Among all tested formulations, the hybrid combination of CF and CB demonstrates the lowest resistivity fluctuations across different moisture levels. This behavior suggests the existence of a synergistic effect, wherein the combined presence of both CF and CB enhances electrical conductivity more effectively than either filler used individually. The enhanced performance of hybrid composites can be attributed to CF forming long-range conductive networks, while CB improves particle connectivity and enhances localized electron transport. As a result, the CF + CB hybrid mixture maintains greater conductivity stability across varying moisture conditions, making it more suitable for practical applications where environmental moisture fluctuations are inevitable.

Overall, the results presented in Figure 3 confirm that moisture content plays a crucial role in determining the electrical resistivity of cementitious composites. The presence of carbon-based conductive fillers reduces the extent of resistivity variations associated with moisture loss, making these composites more stable in changing environmental conditions. These findings highlight the potential of hybrid CF-CB composites for applications requiring long-term reliability in moisture-variable environments, such as smart infrastructure, self-sensing concrete, and conductive building materials.
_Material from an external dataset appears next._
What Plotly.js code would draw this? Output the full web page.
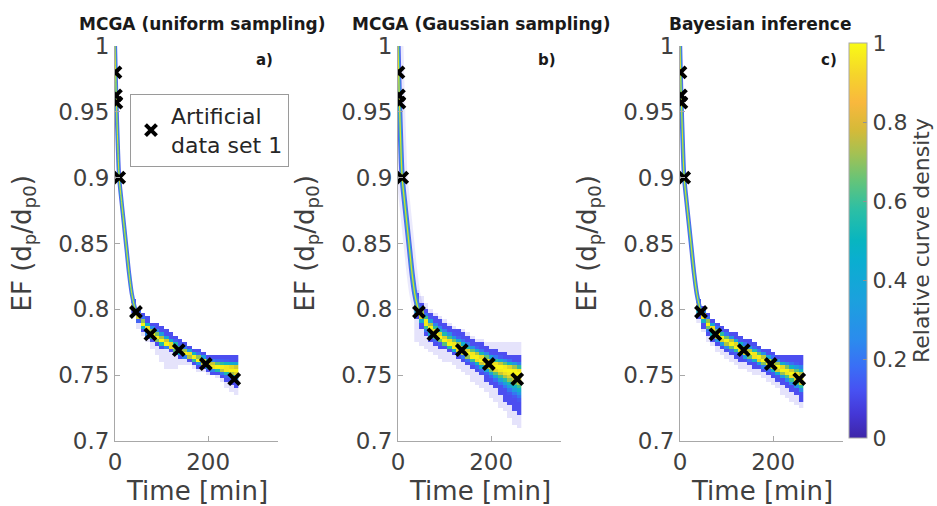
<!DOCTYPE html>
<html><head><meta charset="utf-8">
<script src="https://cdn.plot.ly/plotly-3.0.1.min.js"></script>
<style>html,body{margin:0;padding:0;background:#fff}#chart{width:937px;height:506px}</style>
</head><body><div id="chart"></div>
<script>
// ---------- data ----------
const panelTitles = ['MCGA (uniform sampling)', 'MCGA (Gaussian sampling)', 'Bayesian inference'];
const panelLetters = ['a)', 'b)', 'c)'];
const legendName = 'Artificial<br>data set 1';

// measured data set (black crosses)
const markerT = [1, 2, 3, 9, 45, 76, 137, 195, 256];
const markerV = [0.980, 0.9625, 0.957, 0.900, 0.798, 0.781, 0.769, 0.7585, 0.747];

// steep early part of the curve bundle (thin line)
const steepT = [0, 1, 3, 6, 9, 14, 20, 25, 30, 36, 42, 46];
const steepV = [1.0, 0.985, 0.958, 0.925, 0.90, 0.882, 0.862, 0.845, 0.828, 0.812, 0.802, 0.797];

// density columns (time bin centres, min)
const colT = [40,50,60,70,80,90,100,110,120,130,140,150,160,170,180,190,200,210,220,230,240,250,260];

// panel a
const aCenter = [0.803,0.795,0.789,0.785,0.781,0.778,0.776,0.774,0.772,0.770,0.768,0.7665,0.765,0.763,0.7615,0.760,0.7585,0.757,0.756,0.7555,0.755,0.7545,0.754];
const aUpper  = [0.808,0.801,0.797,0.794,0.791,0.789,0.787,0.7845,0.782,0.780,0.777,0.775,0.773,0.771,0.7695,0.768,0.766,0.7648,0.7646,0.7646,0.7646,0.7646,0.7646];
const aLower  = [0.797,0.789,0.782,0.778,0.7745,0.772,0.770,0.769,0.7675,0.766,0.7635,0.7615,0.760,0.758,0.756,0.7545,0.753,0.751,0.750,0.748,0.745,0.742,0.739];
const aHazeTop= [0.808,0.801,0.797,0.794,0.791,0.789,0.787,0.7845,0.782,0.780,0.777,0.775,0.773,0.771,0.7695,0.768,0.766,0.7648,0.7646,0.7646,0.7646,0.7646,0.7646];
const aHazeBot= [0.795,0.786,0.779,0.775,0.771,0.766,0.760,0.756,0.755,0.755,0.757,0.757,0.757,0.755,0.7535,0.752,0.7505,0.749,0.747,0.745,0.741,0.737,0.734];

// panel b
const bCenter = [0.803,0.796,0.790,0.7855,0.7815,0.7785,0.776,0.774,0.772,0.770,0.768,0.766,0.7645,0.763,0.7615,0.760,0.7585,0.757,0.756,0.755,0.754,0.753,0.752];
const bUpper  = [0.812,0.806,0.801,0.798,0.795,0.7925,0.790,0.788,0.786,0.784,0.782,0.780,0.778,0.776,0.774,0.772,0.770,0.769,0.768,0.767,0.766,0.765,0.764];
const bLower  = [0.793,0.785,0.779,0.776,0.773,0.771,0.769,0.7665,0.7645,0.7625,0.7605,0.758,0.755,0.752,0.749,0.746,0.7425,0.739,0.7345,0.731,0.727,0.7235,0.720];
const bHazeTop= [0.815,0.809,0.804,0.801,0.798,0.795,0.7925,0.790,0.788,0.786,0.784,0.782,0.780,0.778,0.7765,0.7755,0.7754,0.7754,0.7754,0.7754,0.7754,0.7754,0.7754];
const bHazeBot= [0.776,0.772,0.769,0.767,0.765,0.763,0.761,0.759,0.757,0.755,0.752,0.749,0.746,0.743,0.740,0.737,0.733,0.729,0.726,0.722,0.718,0.713,0.709];

// panel c
const cCenter = [0.803,0.795,0.789,0.785,0.781,0.778,0.776,0.774,0.772,0.770,0.768,0.7665,0.765,0.763,0.7615,0.7595,0.758,0.756,0.7545,0.753,0.751,0.749,0.747];
const cUpper  = [0.808,0.802,0.797,0.7935,0.790,0.787,0.785,0.7835,0.7815,0.7795,0.778,0.7765,0.775,0.773,0.771,0.769,0.7675,0.766,0.7646,0.764,0.764,0.764,0.764];
const cLower  = [0.7925,0.786,0.780,0.7755,0.7715,0.769,0.767,0.765,0.763,0.761,0.759,0.7575,0.756,0.754,0.752,0.750,0.7475,0.745,0.7425,0.740,0.737,0.734,0.731];
const cHazeTop= [0.808,0.802,0.797,0.7935,0.790,0.787,0.785,0.7835,0.7815,0.7795,0.778,0.7765,0.775,0.773,0.771,0.769,0.7675,0.766,0.7646,0.764,0.764,0.764,0.764];
const cHazeBot= [0.789,0.782,0.776,0.772,0.768,0.765,0.762,0.760,0.758,0.756,0.754,0.7525,0.751,0.749,0.747,0.745,0.742,0.739,0.736,0.733,0.730,0.727,0.725];

const yTickVals = [0.7,0.75,0.8,0.85,0.9,0.95,1];
const yTickText = ['0.7','0.75','0.8','0.85','0.9','0.95','1'];
const xTickVals = [0,200];
const xTickText = ['0','200'];
const cbTickVals = [0,0.2,0.4,0.6,0.8,1];
const cbTickText = ['0','0.2','0.4','0.6','0.8','1'];

// ---------- build ----------
const F = 'DejaVu Sans, sans-serif';
const W = 937, H = 506;
const yRows = [];
for (let i = 0; i < 48; i++) yRows.push(+(0.70125 + i * 0.0025).toFixed(5));

function buildZ(cen, up, low, hTop, hBot) {
  return yRows.map(y => colT.map((t, k) => {
    if (y <= up[k] && y >= low[k]) {
      const d = y >= cen[k] ? (y - cen[k]) / (up[k] - cen[k]) : (cen[k] - y) / (cen[k] - low[k]);
      return Math.max(0.14, Math.exp(-4.2 * d * d));
    }
    if (y <= hTop[k] && y >= hBot[k]) return 0.03;
    return null;
  }));
}

const densityScale = [[0,'rgba(95,80,225,0.06)'],[0.05,'rgba(90,78,228,0.22)'],[0.1,'rgba(80,75,235,0.65)'],
  [0.14,'rgb(76,78,240)'],[0.22,'rgb(58,108,245)'],[0.32,'rgb(40,140,235)'],[0.42,'rgb(25,165,215)'],
  [0.52,'rgb(15,180,195)'],[0.62,'rgb(60,192,140)'],[0.72,'rgb(150,195,80)'],[0.82,'rgb(205,200,50)'],
  [0.9,'rgb(238,222,35)'],[1,'rgb(249,246,20)']];
const parula = [[0,'#3e26a8'],[0.06,'#4437d6'],[0.12,'#4751f2'],[0.18,'#3a6ef6'],[0.25,'#2b8ced'],
  [0.35,'#1ba1dd'],[0.45,'#0aaed0'],[0.5,'#08b5c0'],[0.58,'#2dbfa4'],[0.65,'#63c47a'],[0.72,'#a4c153'],
  [0.78,'#d5ba38'],[0.85,'#f9b83d'],[0.92,'#f5d42b'],[1,'#f9fb15']];

const panels = [
  {cen:aCenter, up:aUpper, low:aLower, ht:aHazeTop, hb:aHazeBot, x:'x', y:'y', dom:[115,278], titleX:202, wide:1},
  {cen:bCenter, up:bUpper, low:bLower, ht:bHazeTop, hb:bHazeBot, x:'x2', y:'y2', dom:[398,561], titleX:481, wide:1.25},
  {cen:cCenter, up:cUpper, low:cLower, ht:cHazeTop, hb:cHazeBot, x:'x3', y:'y3', dom:[680,843], titleX:760, wide:1.05}
];

const traces = [];
panels.forEach((p, i) => {
  traces.push({type:'heatmap', x:colT, y:yRows, z:buildZ(p.cen, p.up, p.low, p.ht, p.hb),
    zmin:0, zmax:1, colorscale:densityScale, showscale:false, hoverinfo:'skip', xaxis:p.x, yaxis:p.y});
  if (i === 1) traces.push({type:'scatter', mode:'lines', x:steepT, y:steepV, xaxis:p.x, yaxis:p.y,
    line:{color:'rgba(90,80,230,0.12)', width:11, shape:'spline'}, showlegend:false, hoverinfo:'skip'});
  traces.push({type:'scatter', mode:'lines', x:steepT, y:steepV, xaxis:p.x, yaxis:p.y,
    line:{color:'#5266ee', width:4.2*p.wide, shape:'spline'}, showlegend:false, hoverinfo:'skip'});
  traces.push({type:'scatter', mode:'lines', x:steepT, y:steepV, xaxis:p.x, yaxis:p.y,
    line:{color:'#27b0c6', width:2.4*p.wide, shape:'spline'}, showlegend:false, hoverinfo:'skip'});
  traces.push({type:'scatter', mode:'lines', x:steepT, y:steepV, xaxis:p.x, yaxis:p.y,
    line:{color:'#d9dc2a', width:1*p.wide, shape:'spline'}, showlegend:false, hoverinfo:'skip'});
});
panels.forEach((p, i) => {
  traces.push({type:'scatter', mode:'markers', x:markerT, y:markerV, xaxis:p.x, yaxis:p.y,
    name:legendName, showlegend:i === 0, hoverinfo:'skip',
    marker:{symbol:'x-thin', size:11, color:'#000', line:{color:'#000', width:4}}});
});
// colour bar carrier
traces.push({type:'scatter', mode:'markers', x:[null], y:[null], showlegend:false, hoverinfo:'skip',
  marker:{color:[0], cmin:0, cmax:1, colorscale:parula, showscale:true,
    colorbar:{x:849/W, xanchor:'left', xpad:0, ypad:0, y:1-240.5/H, yanchor:'middle', len:395/H, lenmode:'fraction',
      thickness:18, thicknessmode:'pixels', outlinecolor:'#a8a8a8', outlinewidth:1,
      tickvals:cbTickVals, ticktext:cbTickText, ticks:'inside', ticklen:4, tickcolor:'#909090',
      tickfont:{family:F, size:22, color:'#404040'},
      title:{text:'Relative curve density', side:'right', font:{family:F, size:22, color:'#404040'}}}}});

const yDom = [(H-441)/H, (H-46)/H];
const layout = {width:W, height:H, margin:{l:0, r:0, t:0, b:0}, paper_bgcolor:'#fff', plot_bgcolor:'rgba(0,0,0,0)',
  font:{family:F, color:'#404040'},
  legend:{x:130/W, y:1-94/H, xanchor:'left', yanchor:'top', bgcolor:'#fff', bordercolor:'#9a9a9a', borderwidth:1,
    font:{family:F, size:22, color:'#262626'}, itemwidth:30, valign:'middle'},
  annotations:[], showlegend:true};

panels.forEach((p, i) => {
  const sfx = i === 0 ? '' : String(i + 1);
  layout['xaxis' + sfx] = {domain:[p.dom[0]/W, p.dom[1]/W], anchor:'y' + sfx, range:[0,350],
    showline:true, linecolor:'#a8a8a8', linewidth:1, ticks:'inside', ticklen:5, tickcolor:'#a8a8a8',
    tickvals:xTickVals, ticktext:xTickText, showgrid:false, zeroline:false,
    tickfont:{family:F, size:23, color:'#404040'}, fixedrange:true};
  layout['yaxis' + sfx] = {domain:yDom, anchor:'x' + sfx, range:[0.7,1.0],
    showline:true, linecolor:'#a8a8a8', linewidth:1, ticks:'inside', ticklen:5, tickcolor:'#a8a8a8',
    tickvals:yTickVals, ticktext:yTickText, showgrid:false, zeroline:false,
    tickfont:{family:F, size:23, color:'#404040'}, fixedrange:true};
  const cx = (p.dom[0] + p.dom[1]) / 2 / W;
  layout.annotations.push({text:'<b>' + panelTitles[i] + '</b>', xref:'paper', yref:'paper', x:p.titleX/W, y:1-24/H,
    xanchor:'center', yanchor:'middle', showarrow:false, font:{family:F, size:17, color:'#1a1a1a'}});
  layout.annotations.push({text:'<b>' + panelLetters[i] + '</b>', xref:'paper', yref:'paper', x:(p.dom[1]-14)/W, y:1-60/H,
    xanchor:'center', yanchor:'middle', showarrow:false, font:{family:F, size:15, color:'#1a1a1a'}});
  layout.annotations.push({text:'Time [min]', xref:'paper', yref:'paper', x:cx, y:1-491/H,
    xanchor:'center', yanchor:'middle', showarrow:false, font:{family:F, size:26, color:'#404040'}});
  layout.annotations.push({text:'EF (d<sub>p</sub>/d<sub>p0</sub>)', xref:'paper', yref:'paper', x:(p.dom[0]-92)/W,
    y:(yDom[0]+yDom[1])/2, xanchor:'center', yanchor:'middle', textangle:-90, showarrow:false,
    font:{family:F, size:26, color:'#404040'}});
});

Plotly.newPlot('chart', traces, layout, {displayModeBar:false, staticPlot:true});
</script></body></html>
Temperature effect on electrical resistivity

Figure 4 presents the variations in electrical resistivity of cementitious composites containing different proportions of CF, CB, and their hybrid combinations (CF + CB) as a function of temperature. To isolate the effects of temperature from moisture content, all tested specimens are completely dry, ensuring that observed resistivity changes are solely attributed to thermal effects.

Figure 4.

The variations in electrical resistivity of cementitious composites containing different proportions of CF, CB, and their hybrid combinations (CF + CB) for different temperatures.

To examine the influence of elevated temperatures, the specimens are heated in an oven and tested at 24°C (room temperature), 40°C, 70°C, and 120°C. Conversely, to assess the impact of lower temperatures, the specimens are placed in a freezer and tested at 0°C. This systematic approach allows for a comprehensive evaluation of how electrical resistivity evolves across a broad temperature spectrum, from zero to high-temperature conditions.

The results indicate that regardless of conductive filler type or concentration, electrical resistivity increases as temperature decreases.³⁴ In general, lower temperatures correspond to higher resistivity values, which can be attributed to the reduced mobility of both ions and electrons within the cementitious matrix.³⁵ As temperature decreases, charge carriers experience increased resistance due to restricted mobility, leading to higher resistivity values. Therefore, as temperature decreases, electrical resistivity increases, regardless of the composition of the cementitious composite.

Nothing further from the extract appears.